There is something else that I would ask from artists and patrons. Don’t make the symbolism of your art obscure. Liturgical art is supposed to clarify, not mystify. If someone ever wrote an article on the hidden meaning of my art (while being flattered that it should merit such interest) I would also be dismayed. I don’t want meanings to be hidden. I want them to be apparent. So artists, I say to you give as much information as you can on the painting to instruct people as to why it is there. This goes against the grain for many artsy creative types. In my experience they don’t like giving explanations on the meaning of their works, preferring to keep it hidden behind a shroud of mystery and ambiguity in order to maintain an aura of intellectual aloofness. I say in this context, we want clarity and transparency. If necessary, add script to the image in the spoken language of those who will see it; and supply an explanation to the patron. For example, write scripture quotes, or at least, references and titles not just of the image as a whole, but also of its constituent parts. Take just one small example – this wonderful painting of the Baptism of Christ which is appropriate for a baptistry:

There could be perhaps, for the modern Roman Catholic congregation even more script I suggest. The axe and the tree are there to reflect the words of John the Baptist “And now also the ax is laid to the root of the trees: therefore every tree which brings not forth good fruit is hewn down, and cast into the fire.” (Matt 3:10). Perhaps the biblical reference, at least, could be placed next to the symbol. Also the personifications of the River Jordan and the Red Sea are there to connect this moment to the parting of the Red Sea and the parting of Jordan when Joshua (an alternative translation of the name Jesus) entered the Promised Land. These events are the bookends of the flight from Egypt and so are connected to each other and to this event, which is the fulfillment of that journey. The names Red Sea and River Jordan could be written next to them; as well, perhaps as a reference to Psalm 113:1-7:

1 When Israel came out of Egypt, and the sons of Jacob heard no more a strange language,

2 the Lord took Juda for his sanctuary, Israel for his own dominion.

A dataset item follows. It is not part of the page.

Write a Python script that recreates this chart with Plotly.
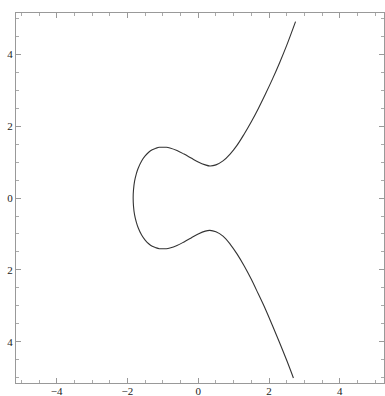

3 The seas fled at the sight they witnessed, backward flowed the stream of Jordan;

4 up leapt, like rams, the startled mountains, up leapt the hills, like yearling sheep.

5 What ailed you, seas, that you fled in terror, Jordan’s stream, what drove thee back?

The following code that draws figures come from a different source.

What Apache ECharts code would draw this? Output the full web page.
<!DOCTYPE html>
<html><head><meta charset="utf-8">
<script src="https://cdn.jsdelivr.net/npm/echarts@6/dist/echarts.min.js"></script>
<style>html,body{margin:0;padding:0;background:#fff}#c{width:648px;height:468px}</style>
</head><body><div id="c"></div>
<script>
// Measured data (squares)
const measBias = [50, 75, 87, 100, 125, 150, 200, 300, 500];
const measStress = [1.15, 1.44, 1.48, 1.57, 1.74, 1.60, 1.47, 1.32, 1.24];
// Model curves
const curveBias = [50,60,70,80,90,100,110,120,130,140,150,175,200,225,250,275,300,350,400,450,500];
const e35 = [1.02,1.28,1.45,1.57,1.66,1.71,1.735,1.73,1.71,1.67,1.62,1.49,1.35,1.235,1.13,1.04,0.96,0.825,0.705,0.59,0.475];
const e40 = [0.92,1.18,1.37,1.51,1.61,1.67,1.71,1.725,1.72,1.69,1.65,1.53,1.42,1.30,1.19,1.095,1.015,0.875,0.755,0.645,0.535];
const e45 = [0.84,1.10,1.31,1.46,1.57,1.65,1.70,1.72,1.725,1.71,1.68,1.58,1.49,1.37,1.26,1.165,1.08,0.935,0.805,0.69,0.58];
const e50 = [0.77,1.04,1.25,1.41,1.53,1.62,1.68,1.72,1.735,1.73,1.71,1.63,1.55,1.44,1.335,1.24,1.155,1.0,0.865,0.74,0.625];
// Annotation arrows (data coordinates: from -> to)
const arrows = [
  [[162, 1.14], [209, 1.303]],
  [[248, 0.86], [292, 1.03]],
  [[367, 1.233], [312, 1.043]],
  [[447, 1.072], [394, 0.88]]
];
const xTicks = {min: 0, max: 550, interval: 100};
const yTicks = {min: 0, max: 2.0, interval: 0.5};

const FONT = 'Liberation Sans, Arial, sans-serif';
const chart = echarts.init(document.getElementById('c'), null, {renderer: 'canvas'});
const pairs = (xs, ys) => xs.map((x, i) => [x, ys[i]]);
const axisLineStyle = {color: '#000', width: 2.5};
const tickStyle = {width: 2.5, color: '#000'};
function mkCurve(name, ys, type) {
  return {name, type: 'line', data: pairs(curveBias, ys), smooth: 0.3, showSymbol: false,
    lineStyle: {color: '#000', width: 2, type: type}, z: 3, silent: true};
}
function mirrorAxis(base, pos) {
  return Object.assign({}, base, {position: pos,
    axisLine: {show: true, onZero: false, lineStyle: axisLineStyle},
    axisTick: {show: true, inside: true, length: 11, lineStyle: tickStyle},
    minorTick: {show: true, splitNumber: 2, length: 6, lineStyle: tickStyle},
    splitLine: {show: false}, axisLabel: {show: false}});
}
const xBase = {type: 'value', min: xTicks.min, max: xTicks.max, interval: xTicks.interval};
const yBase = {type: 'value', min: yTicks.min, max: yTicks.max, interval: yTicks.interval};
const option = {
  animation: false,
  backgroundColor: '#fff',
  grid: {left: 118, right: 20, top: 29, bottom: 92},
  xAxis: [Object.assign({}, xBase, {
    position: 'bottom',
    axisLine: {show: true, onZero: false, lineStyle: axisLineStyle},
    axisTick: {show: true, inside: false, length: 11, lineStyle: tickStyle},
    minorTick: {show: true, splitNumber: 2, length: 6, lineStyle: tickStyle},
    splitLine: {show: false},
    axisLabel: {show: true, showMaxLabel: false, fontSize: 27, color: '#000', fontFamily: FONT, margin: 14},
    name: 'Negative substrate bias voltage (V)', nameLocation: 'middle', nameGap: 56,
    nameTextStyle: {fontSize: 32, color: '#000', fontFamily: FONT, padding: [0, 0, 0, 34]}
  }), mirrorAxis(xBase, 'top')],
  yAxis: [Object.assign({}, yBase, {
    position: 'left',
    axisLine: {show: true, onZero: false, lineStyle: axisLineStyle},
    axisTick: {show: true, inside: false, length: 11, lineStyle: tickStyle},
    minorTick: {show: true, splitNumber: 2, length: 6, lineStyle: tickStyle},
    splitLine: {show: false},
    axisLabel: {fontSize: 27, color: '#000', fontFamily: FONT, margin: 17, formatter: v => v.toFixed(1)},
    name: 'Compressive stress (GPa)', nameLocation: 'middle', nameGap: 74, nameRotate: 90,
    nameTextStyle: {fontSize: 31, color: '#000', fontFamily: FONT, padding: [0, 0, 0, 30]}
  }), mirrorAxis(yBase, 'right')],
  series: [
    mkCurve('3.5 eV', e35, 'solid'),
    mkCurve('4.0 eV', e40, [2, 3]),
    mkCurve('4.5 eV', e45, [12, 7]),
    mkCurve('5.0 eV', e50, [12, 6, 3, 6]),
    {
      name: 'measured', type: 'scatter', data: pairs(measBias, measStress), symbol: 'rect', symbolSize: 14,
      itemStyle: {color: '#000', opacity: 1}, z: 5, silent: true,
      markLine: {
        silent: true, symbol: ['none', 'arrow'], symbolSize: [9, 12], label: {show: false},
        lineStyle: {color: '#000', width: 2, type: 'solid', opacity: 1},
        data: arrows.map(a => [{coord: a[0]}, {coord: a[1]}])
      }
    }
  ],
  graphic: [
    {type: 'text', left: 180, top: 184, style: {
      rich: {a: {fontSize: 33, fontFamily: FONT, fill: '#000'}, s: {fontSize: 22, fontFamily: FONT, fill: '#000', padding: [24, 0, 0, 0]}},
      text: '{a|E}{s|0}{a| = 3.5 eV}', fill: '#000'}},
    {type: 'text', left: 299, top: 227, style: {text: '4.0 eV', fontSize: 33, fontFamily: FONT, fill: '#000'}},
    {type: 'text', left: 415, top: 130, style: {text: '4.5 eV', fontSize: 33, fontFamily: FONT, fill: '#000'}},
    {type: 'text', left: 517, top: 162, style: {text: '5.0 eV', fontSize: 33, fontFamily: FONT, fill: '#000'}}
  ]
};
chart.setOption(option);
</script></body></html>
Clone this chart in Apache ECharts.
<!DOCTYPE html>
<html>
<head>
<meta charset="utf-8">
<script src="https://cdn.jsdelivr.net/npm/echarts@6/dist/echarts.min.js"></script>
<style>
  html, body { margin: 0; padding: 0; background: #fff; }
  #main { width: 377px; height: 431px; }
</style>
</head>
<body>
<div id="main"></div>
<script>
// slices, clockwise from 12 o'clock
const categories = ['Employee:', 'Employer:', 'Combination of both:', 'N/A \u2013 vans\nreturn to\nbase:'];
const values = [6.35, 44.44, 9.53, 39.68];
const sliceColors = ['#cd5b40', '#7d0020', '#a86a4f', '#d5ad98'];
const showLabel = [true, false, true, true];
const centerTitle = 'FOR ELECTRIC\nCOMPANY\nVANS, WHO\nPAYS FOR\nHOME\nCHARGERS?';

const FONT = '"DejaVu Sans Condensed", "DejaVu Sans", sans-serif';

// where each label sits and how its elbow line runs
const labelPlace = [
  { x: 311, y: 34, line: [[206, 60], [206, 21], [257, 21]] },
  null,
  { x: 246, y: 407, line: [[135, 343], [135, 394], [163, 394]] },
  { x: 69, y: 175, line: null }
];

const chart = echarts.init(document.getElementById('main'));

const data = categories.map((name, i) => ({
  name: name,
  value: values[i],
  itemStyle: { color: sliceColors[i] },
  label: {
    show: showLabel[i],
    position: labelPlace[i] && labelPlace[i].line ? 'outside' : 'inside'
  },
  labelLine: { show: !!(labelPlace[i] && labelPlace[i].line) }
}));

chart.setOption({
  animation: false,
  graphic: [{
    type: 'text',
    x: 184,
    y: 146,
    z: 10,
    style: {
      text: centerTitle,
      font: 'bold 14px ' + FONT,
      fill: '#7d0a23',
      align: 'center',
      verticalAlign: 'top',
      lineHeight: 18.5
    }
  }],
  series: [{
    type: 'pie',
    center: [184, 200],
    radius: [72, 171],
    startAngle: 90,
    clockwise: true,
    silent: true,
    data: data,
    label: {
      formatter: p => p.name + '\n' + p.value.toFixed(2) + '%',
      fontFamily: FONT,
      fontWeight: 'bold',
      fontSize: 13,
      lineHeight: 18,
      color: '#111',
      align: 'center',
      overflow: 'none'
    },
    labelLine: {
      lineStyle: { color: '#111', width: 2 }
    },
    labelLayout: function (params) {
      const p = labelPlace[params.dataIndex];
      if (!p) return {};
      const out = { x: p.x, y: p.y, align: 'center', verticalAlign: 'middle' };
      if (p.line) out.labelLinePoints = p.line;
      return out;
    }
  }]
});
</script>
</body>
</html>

6 Why did you leap up like rams, you mountains, leap up, you hills, like yearling sheep?

7 Let earth thrill at its Master’s presence; it is he that comes, the God of Jacob,

8 who turned the rock into pools of water, the flint-stone into a springing well.

Then people are more likely to understand that the earth thrills because by his Baptism, Christ has sacramentalized, so to speak, the spring waters that eminate from the rock, which is the Church, and by which our baptism will purify as we die spiritually with Christ, to be spiritually resurrected, in Christ, in Confirmation.

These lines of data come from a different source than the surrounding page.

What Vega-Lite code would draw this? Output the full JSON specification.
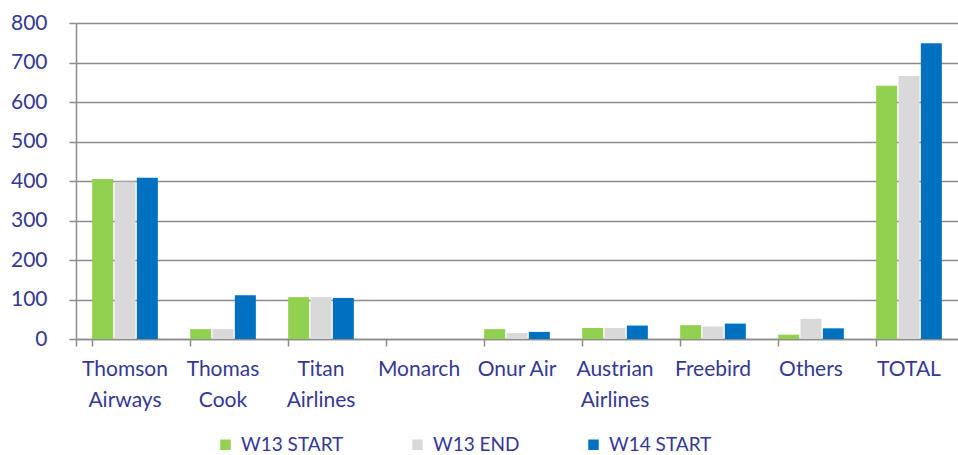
{
  "$schema": "https://vega.github.io/schema/vega-lite/v6.json",
  "width": 882,
  "height": 316,
  "autosize": "none",
  "padding": {"left": 76, "top": 23, "right": 0, "bottom": 116},
  "background": "white",
  "config": {
    "view": {"stroke": null},
    "font": "Lato"
  },
  "data": {
    "values": [
      {"airline": "Thomson Airways", "series": "W13 START", "value": 405},
      {"airline": "Thomson Airways", "series": "W13 END", "value": 398},
      {"airline": "Thomson Airways", "series": "W14 START", "value": 408},
      {"airline": "Thomas Cook", "series": "W13 START", "value": 25},
      {"airline": "Thomas Cook", "series": "W13 END", "value": 25},
      {"airline": "Thomas Cook", "series": "W14 START", "value": 111},
      {"airline": "Titan Airlines", "series": "W13 START", "value": 106},
      {"airline": "Titan Airlines", "series": "W13 END", "value": 106},
      {"airline": "Titan Airlines", "series": "W14 START", "value": 104},
      {"airline": "Monarch", "series": "W13 START", "value": 0},
      {"airline": "Monarch", "series": "W13 END", "value": 0},
      {"airline": "Monarch", "series": "W14 START", "value": 0},
      {"airline": "Onur Air", "series": "W13 START", "value": 25},
      {"airline": "Onur Air", "series": "W13 END", "value": 15},
      {"airline": "Onur Air", "series": "W14 START", "value": 18},
      {"airline": "Austrian Airlines", "series": "W13 START", "value": 28},
      {"airline": "Austrian Airlines", "series": "W13 END", "value": 28},
      {"airline": "Austrian Airlines", "series": "W14 START", "value": 34},
      {"airline": "Freebird", "series": "W13 START", "value": 35},
      {"airline": "Freebird", "series": "W13 END", "value": 32},
      {"airline": "Freebird", "series": "W14 START", "value": 39},
      {"airline": "Others", "series": "W13 START", "value": 11},
      {"airline": "Others", "series": "W13 END", "value": 51},
      {"airline": "Others", "series": "W14 START", "value": 27},
      {"airline": "TOTAL", "series": "W13 START", "value": 641},
      {"airline": "TOTAL", "series": "W13 END", "value": 666},
      {"airline": "TOTAL", "series": "W14 START", "value": 749}
    ]
  },
  "mark": {"type": "bar"},
  "encoding": {
    "x": {
      "field": "airline",
      "type": "nominal",
      "sort": null,
      "scale": {"paddingInner": 0.33, "paddingOuter": 0.165},
      "axis": {
        "title": null,
        "labelAngle": 0,
        "bandPosition": 0,
        "tickExtra": true,
        "labelExpr": "datum.label == 'Onur Air' ? datum.label : split(datum.label, ' ')",
        "labelFontSize": 21,
        "labelColor": "#353895",
        "labelLineHeight": 31,
        "labelPadding": 12,
        "labelBaseline": "top",
        "labelLimit": 200,
        "domainColor": "#8c8c8c",
        "domainWidth": 1.5,
        "tickColor": "#8c8c8c",
        "tickWidth": 1.5,
        "tickSize": 7,
        "grid": false
      }
    },
    "xOffset": {
      "field": "series",
      "type": "nominal",
      "sort": ["W13 START", "W13 END", "W14 START"],
      "scale": {"paddingInner": 0.06}
    },
    "y": {
      "field": "value",
      "type": "quantitative",
      "scale": {"domain": [0, 800]},
      "axis": {
        "title": null,
        "values": [0, 100, 200, 300, 400, 500, 600, 700, 800],
        "labelFontSize": 21,
        "labelColor": "#353895",
        "labelPadding": 22,
        "domainColor": "#8c8c8c",
        "domainWidth": 1.5,
        "tickColor": "#8c8c8c",
        "tickWidth": 1.5,
        "tickSize": 7,
        "gridColor": "#8c8c8c",
        "gridWidth": 1.5
      }
    },
    "color": {
      "field": "series",
      "type": "nominal",
      "sort": ["W13 START", "W13 END", "W14 START"],
      "scale": {
        "domain": ["W13 START", "W13 END", "W14 START"],
        "range": ["#92d050", "#d9d9d9", "#0070c0"]
      },
      "legend": {
        "title": null,
        "orient": "none",
        "legendX": 140,
        "legendY": 412,
        "direction": "horizontal",
        "symbolType": "square",
        "symbolSize": 110,
        "symbolStrokeWidth": 0,
        "labelFontSize": 19,
        "labelColor": "#353895",
        "columnPadding": 64,
        "labelOffset": 6
      }
    }
  }
}
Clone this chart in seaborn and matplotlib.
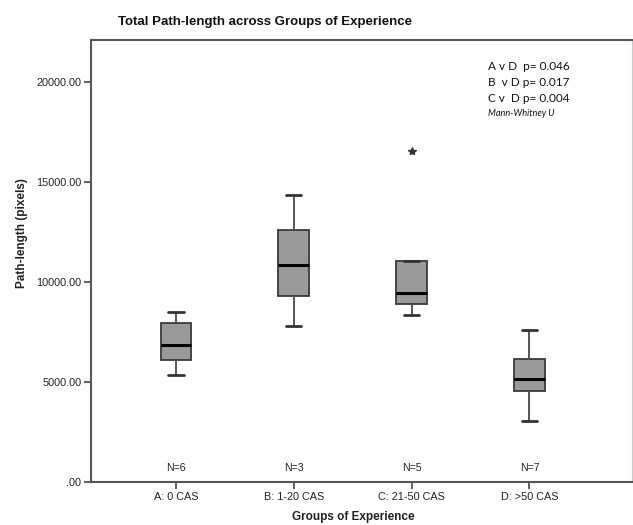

If you look at details of the Ghent altarpiece, above, for example, you will find many painted excerpts from scripture. I suggest that today’s Catholic needs more help than his 15th century counterpart…I know I do! So today we should see more writing on our pictures, not less.

As a result potentially, every member of a parish church would become a catechist and an evangelist who could give the neophyte or  visitor a tour of the church through which, by referring to and explaining the images, he would be explaining the essential elements of the Faith.